Berbicara mengenai konflik dalam hubungan internasional, konflik dapat dibagi menjadi dua jenis berdasarkan aktornya. Pertama, intrastate conflict (konflik internal), kedua yaitu interstate conflict (konflik antar-negara). Disiplin ilmu hubungan internasional saat ini, banyak menyoroti terjadinya konflik-konflik internal di berbagai negara yang menjadi isu internasional. Salah satu konflik internal yang menjadi isu internasional dialami oleh Negara Republik Demokratik Kongo (RDK). Konflik internal yang terjadi dalam RDK berlangsung sejak tahun 1996 dan melibatkan banyak negara. Negara-negara tersebut diantaranya Rwanda, Angola, Namibia, dan Burundi. Hingga kini, konflik dalam RDK belum memiliki penyelesaian yang signifikan.


Konflik internal RDK, diawali pada dekade 1960an saat RDK baru saja memerdekakan diri dari Belgia.

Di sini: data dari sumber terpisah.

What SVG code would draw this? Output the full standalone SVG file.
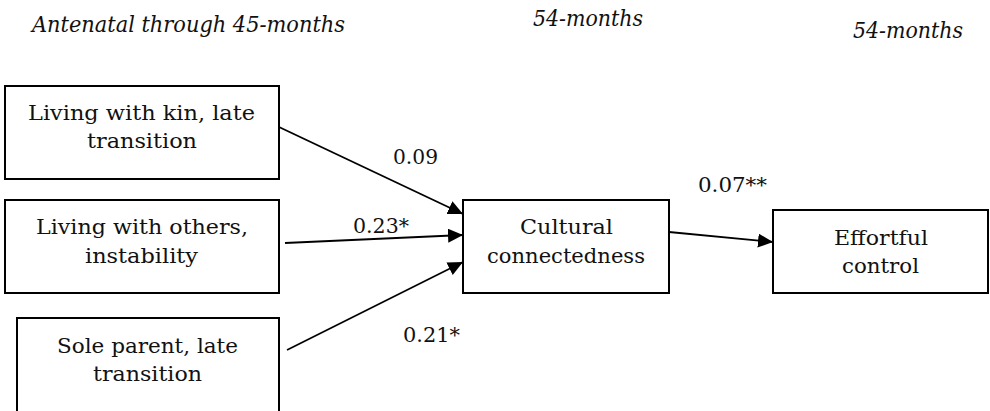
<svg xmlns="http://www.w3.org/2000/svg" width="990" height="411" viewBox="0 0 990 411">
<style>
.box{fill:#fff;stroke:#000;stroke-width:2}
.t{font-family:'DejaVu Serif','Liberation Serif',serif;font-size:21px;fill:#111}
.h{font-family:'DejaVu Serif Condensed','DejaVu Serif',serif;font-size:23px;font-style:italic;fill:#111}
.c{stroke:#000;stroke-width:1.8;fill:none;marker-end:url(#ah)}
</style>
<defs>
<marker id="ah" markerUnits="userSpaceOnUse" markerWidth="16" markerHeight="14" refX="15" refY="7" orient="auto">
<path d="M0,0 L15,7 L0,14 Z" fill="#000"/>
</marker>
</defs>
<rect width="990" height="411" fill="#fff"/>
<g id="headers">
<text class="h" x="32" y="32" textLength="313" lengthAdjust="spacingAndGlyphs">Antenatal through 45-months</text>
<text class="h" x="533" y="26" textLength="110" lengthAdjust="spacingAndGlyphs">54-months</text>
<text class="h" x="853" y="38" textLength="110" lengthAdjust="spacingAndGlyphs">54-months</text>
</g>
<g id="connectors">
<line class="c" x1="279" y1="127" x2="463" y2="214"/>
<line class="c" x1="285" y1="243" x2="463" y2="235"/>
<line class="c" x1="287" y1="350" x2="463" y2="262"/>
<line class="c" x1="669" y1="232" x2="773" y2="242"/>
<text class="t" x="393" y="164" textLength="45" lengthAdjust="spacingAndGlyphs">0.09</text>
<text class="t" x="353" y="233" textLength="56" lengthAdjust="spacingAndGlyphs">0.23*</text>
<text class="t" x="403" y="342" textLength="57" lengthAdjust="spacingAndGlyphs">0.21*</text>
<text class="t" x="698" y="192" textLength="69" lengthAdjust="spacingAndGlyphs">0.07**</text>
</g>
<g id="kin">
<rect class="box" x="5" y="86" width="274" height="93"/>
<text class="t" x="28" y="120" textLength="227" lengthAdjust="spacingAndGlyphs">Living with kin, late</text>
<text class="t" x="87" y="148" textLength="110" lengthAdjust="spacingAndGlyphs">transition</text>
</g>
<g id="others">
<rect class="box" x="5" y="200" width="274" height="93"/>
<text class="t" x="36" y="234" textLength="212" lengthAdjust="spacingAndGlyphs">Living with others,</text>
<text class="t" x="85" y="263" textLength="113" lengthAdjust="spacingAndGlyphs">instability</text>
</g>
<g id="sole">
<rect class="box" x="17" y="318" width="262" height="100"/>
<text class="t" x="57" y="353" textLength="181" lengthAdjust="spacingAndGlyphs">Sole parent, late</text>
<text class="t" x="93" y="381" textLength="109" lengthAdjust="spacingAndGlyphs">transition</text>
</g>
<g id="cultural">
<rect class="box" x="463" y="200" width="206" height="93"/>
<text class="t" x="520" y="234" textLength="93" lengthAdjust="spacingAndGlyphs">Cultural</text>
<text class="t" x="487" y="263" textLength="158" lengthAdjust="spacingAndGlyphs">connectedness</text>
</g>
<g id="effortful">
<rect class="box" x="773" y="210" width="215" height="83"/>
<text class="t" x="834" y="245" textLength="94" lengthAdjust="spacingAndGlyphs">Effortful</text>
<text class="t" x="842" y="273" textLength="77" lengthAdjust="spacingAndGlyphs">control</text>
</g>
</svg>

Kala itu, Presiden yang terpilih adalah Mobutu Sese Seko. Mobutu Sese Seko mengubah nama RDK menjadi Zaire, dan memerintah RDK selama tahun 1965-1996, sebelum akhirnya digulingkan oleh pemberontak. Selama memerintah, Mobutu Sese Seko banyak melakukan tindakan otoriter yang membuat masyarakat RDK resah. Penggulingan Mobutu Sese Seko ini dipimpin oleh Laurent Kabila. Laurent Kabila, dalam menyusun strategi penggulingan Mobutu, beraliansi dengan Rwanda dan Uganda. Aliansi Rwanda serta Uganda terhadap konflik RDK ini, tidak lain disebabkan oleh kepentingan untuk menguasai sumber daya RDK. Namun, pasca mengalami kemenangan, Laurent Kabila mengusir seluruh tentara Rwanda dan Uganda. Tindakan inilah yang menyebabkan berkobarnya Perang Afrika Tengah di tahun 1998.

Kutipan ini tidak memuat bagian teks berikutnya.